Does Cooking Make Us Human?
Harvard anthropologist Richard Wrangham seems to believe that it does. The former University of Michigan professor returned to the Ann Arbor campus on Friday to explain why.
Wrangham argues that as the only species to actually cook their food, at some point in history humans must have adapted to the phenomenon of cooking. The theory is simple: just as all animal species have adjusted to eating specific types of plants or meats, humans have biologically evolved to eat cooked food.
The upside for us? Wrangham's research proves that eating cooked food, as opposed to the consumption of raw food, increases energy supply. The amount of food processing involved in cooking also lowers the digestive strain on the physical body. This means that by cooking, humans gains more energy per bite as well spend less time digesting their food per day.
But so what? Cooked food might be easier to digest, but how does it actually make humans, well, human?
The introduction of cooking, Wrangham believes, marked an evolutionary breakthrough in human development. Cooking itself may be a lot older than we think. Wrangham situates the advent of cooking to about 1.8 million years ago, the time period when humans were evolving from the more ape-like Homo habilis into the freestanding Homo erectus.

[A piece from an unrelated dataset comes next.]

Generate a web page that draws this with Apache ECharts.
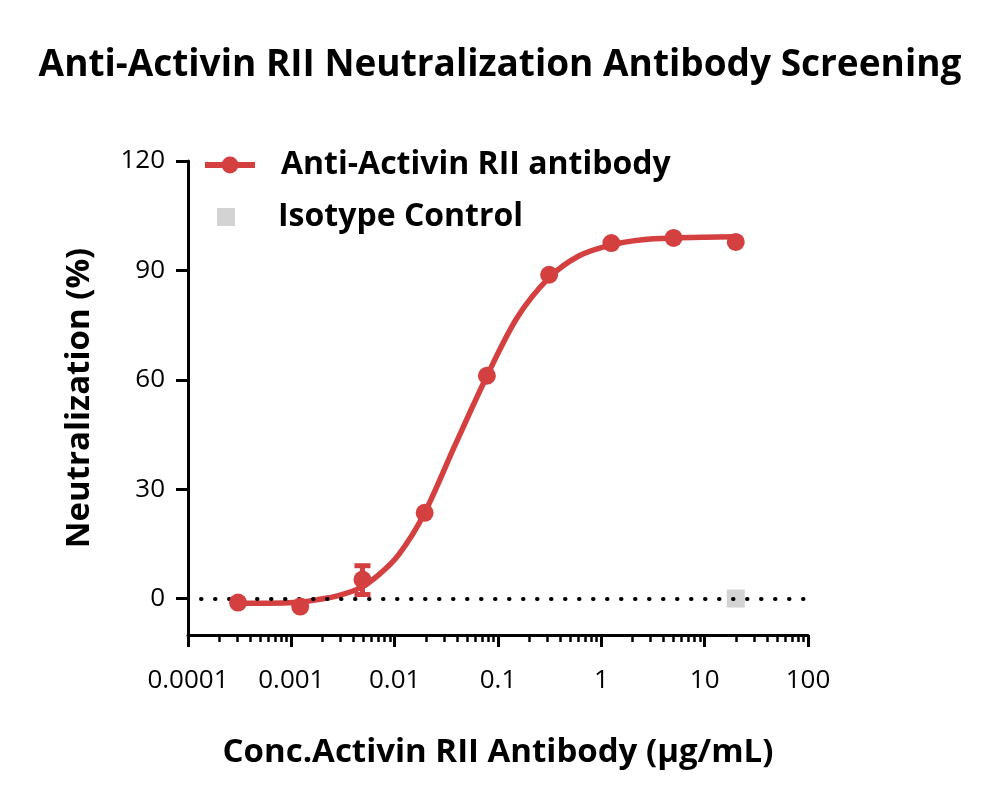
<!DOCTYPE html>
<html>
<head>
<meta charset="utf-8">
<title>Anti-Activin RII Neutralization Antibody Screening</title>
<script src="https://cdn.jsdelivr.net/npm/echarts@6/dist/echarts.min.js"></script>
<style>
html, body { margin: 0; padding: 0; background: #fff; }
#chart { width: 1000px; height: 807px; }
</style>
</head>
<body>
<div id="chart"></div>
<script>
// measured points (4-fold dilution from 20 ug/mL)
var conc = [0.000305, 0.00122, 0.00488, 0.0195, 0.0781, 0.3125, 1.25, 5, 20];
var neutral = [-1.1, -2.2, 5.2, 23.5, 61.1, 88.8, 97.5, 98.9, 97.8];

// error bar (only one visible)
var errConc = [0.00488];
var errLow = [1.1];
var errHigh = [9.0];

// fitted curve
var fitConc = [0.000305, 0.0006, 0.00117, 0.0018, 0.00286, 0.00467, 0.007, 0.0109, 0.0191, 0.0383, 0.0765, 0.153, 0.313, 0.611, 1.25, 2.5, 5, 10, 20];
var fitValue = [-1.2, -1.3, -1.0, -0.3, 0.8, 3.0, 6.5, 12, 23, 42, 60.5, 77, 88, 94, 97, 98.4, 98.9, 99.1, 99.2];

// isotype control
var isoConc = [20];
var isoValue = [0];

var xTickLabels = ['0.0001', '0.001', '0.01', '0.1', '1', '10', '100'];
var yTicks = [0, 30, 60, 90, 120];

var RED = '#d43f3f';
var GRAY = '#d3d3d3';
var FONT = 'Open Sans';

var minorTicks = [];
for (var d = -4; d < 2; d++) {
    for (var m = 2; m <= 9; m++) {
        minorTicks.push(m * Math.pow(10, d));
    }
}

var pts = conc.map(function(c, i) { return [c, neutral[i]]; });
var fit = fitConc.map(function(c, i) { return [c, fitValue[i]]; });
var iso = isoConc.map(function(c, i) { return [c, isoValue[i]]; });
var err = errConc.map(function(c, i) { return [c, errLow[i], errHigh[i]]; });

// bold black text, optional left padding
var boldText = function(size, padLeft) {
    var s = { fontFamily: FONT, fontWeight: 'bold', fontSize: size, color: '#000' };
    if (padLeft) {
        s.padding = [0, 0, 0, padLeft];
    }
    return s;
};

var myChart = echarts.init(document.getElementById('chart'));

var option = {
    backgroundColor: '#fff',
    animation: false,
    title: {
        text: 'Anti-Activin RII Neutralization Antibody Screening',
        left: 'center',
        top: 42,
        textStyle: boldText(37)
    },
    legend: [{
        data: ['Anti-Activin RII antibody'],
        left: 202,
        top: 149,
        padding: 0,
        itemWidth: 50,
        itemHeight: 21,
        selectedMode: false,
        lineStyle: { width: 6 },
        textStyle: boldText(32, 21)
    }, {
        data: [{ name: 'Isotype Control', icon: 'rect' }],
        left: 217,
        top: 201,
        padding: 0,
        itemWidth: 18,
        itemHeight: 18,
        selectedMode: false,
        textStyle: boldText(32, 38)
    }],
    grid: {
        left: 188,
        right: 192,
        top: 161,
        bottom: 172
    },
    xAxis: [{
        type: 'log',
        logBase: 10,
        min: 0.0001,
        max: 100,
        position: 'bottom',
        name: 'Conc.Activin RII Antibody (μg/mL)',
        nameLocation: 'middle',
        nameGap: 101,
        nameTextStyle: boldText(33),
        axisLine: { onZero: false, lineStyle: { color: '#000', width: 3 } },
        axisTick: { length: 12, lineStyle: { color: '#000', width: 3 } },
        axisLabel: {
            margin: 33,
            fontFamily: FONT,
            fontSize: 26,
            color: '#000',
            formatter: function(v) {
                return xTickLabels[Math.round(Math.log10(v)) + 4];
            }
        },
        splitLine: { show: false }
    }, {
        type: 'log',
        logBase: 10,
        min: 0.0001,
        max: 100,
        position: 'bottom',
        axisLine: { show: false, onZero: false },
        axisTick: { length: 7, customValues: minorTicks, lineStyle: { color: '#000', width: 2.5 } },
        axisLabel: { show: false },
        splitLine: { show: false }
    }],
    yAxis: {
        type: 'value',
        min: -10,
        max: 120,
        name: 'Neutralization (%)',
        nameLocation: 'middle',
        nameGap: 92,
        nameTextStyle: boldText(33),
        axisLine: { show: true, onZero: false, lineStyle: { color: '#000', width: 3 } },
        axisTick: { show: true, length: 12, customValues: yTicks, lineStyle: { color: '#000', width: 3 } },
        axisLabel: {
            customValues: yTicks,
            margin: 23,
            fontFamily: FONT,
            fontSize: 26,
            color: '#000'
        },
        splitLine: { show: false }
    },
    series: [{
        name: 'Isotype Control',
        type: 'scatter',
        data: iso,
        symbol: 'rect',
        symbolSize: 18,
        itemStyle: { color: GRAY, opacity: 1 },
        z: 3,
        markLine: {
            silent: true,
            symbol: 'none',
            label: { show: false },
            lineStyle: {
                color: '#000',
                width: 4,
                type: [0.5, 13.5],
                cap: 'round',
                dashOffset: -13
            },
            data: [{ yAxis: 0 }]
        }
    }, {
        name: 'Anti-Activin RII antibody',
        type: 'line',
        data: fit,
        smooth: 0.3,
        symbol: 'circle',
        showSymbol: false,
        lineStyle: { color: RED, width: 5.5 },
        itemStyle: { color: RED },
        z: 4
    }, {
        name: 'points',
        type: 'scatter',
        data: pts,
        symbol: 'circle',
        symbolSize: 18,
        itemStyle: { color: RED, opacity: 1 },
        z: 5
    }, {
        name: 'error',
        type: 'custom',
        data: err,
        encode: { x: 0, y: [1, 2] },
        z: 5,
        renderItem: function(params, api) {
            var lo = api.coord([api.value(0), api.value(1)]);
            var hi = api.coord([api.value(0), api.value(2)]);
            var half = 8;
            var style = { stroke: RED, lineWidth: 5 };
            return {
                type: 'group',
                children: [
                    { type: 'line', shape: { x1: lo[0], y1: lo[1], x2: hi[0], y2: hi[1] }, style: style },
                    { type: 'line', shape: { x1: lo[0] - half, y1: lo[1], x2: lo[0] + half, y2: lo[1] }, style: style },
                    { type: 'line', shape: { x1: hi[0] - half, y1: hi[1], x2: hi[0] + half, y2: hi[1] }, style: style }
                ]
            };
        }
    }]
};

myChart.setOption(option);
</script>
</body>
</html>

Wrangham explained that during this period, sudden species adaptations such as smaller teeth and gut sizes occurred. These changes may have been a direct result of cooking and its changing energy demands being introduced into the human diet. Critics of this theory argue that there is little evidence of early human fire usage by this time period, and therefore little evidence of cooking. However, if correct, Wrangham's theory could re-imagine human evolution.
First off, cooking would have dramatically affected daily activity time. Instead of chewing and digesting raw foods for an average of six hours a day, Wrangham estimates that cooking would have cut this time down to one hour, creating more time for hunting and participating in other activities. Wrangham is also exploring the effect of cooking on life — focusing on history shifts in human development and on early social interactions. This study examines how protection over food cooked on a hearth might have impacted early gender and mating relationships.
More research into this fascinating look at our history as humans is in the works. As it stands, I'll need a bit more evidence to be fully convinced. However, Wrangham's theory is quickly gaining supporters. He may soon change the way we all see our relationship, as a species, to the art of cooking.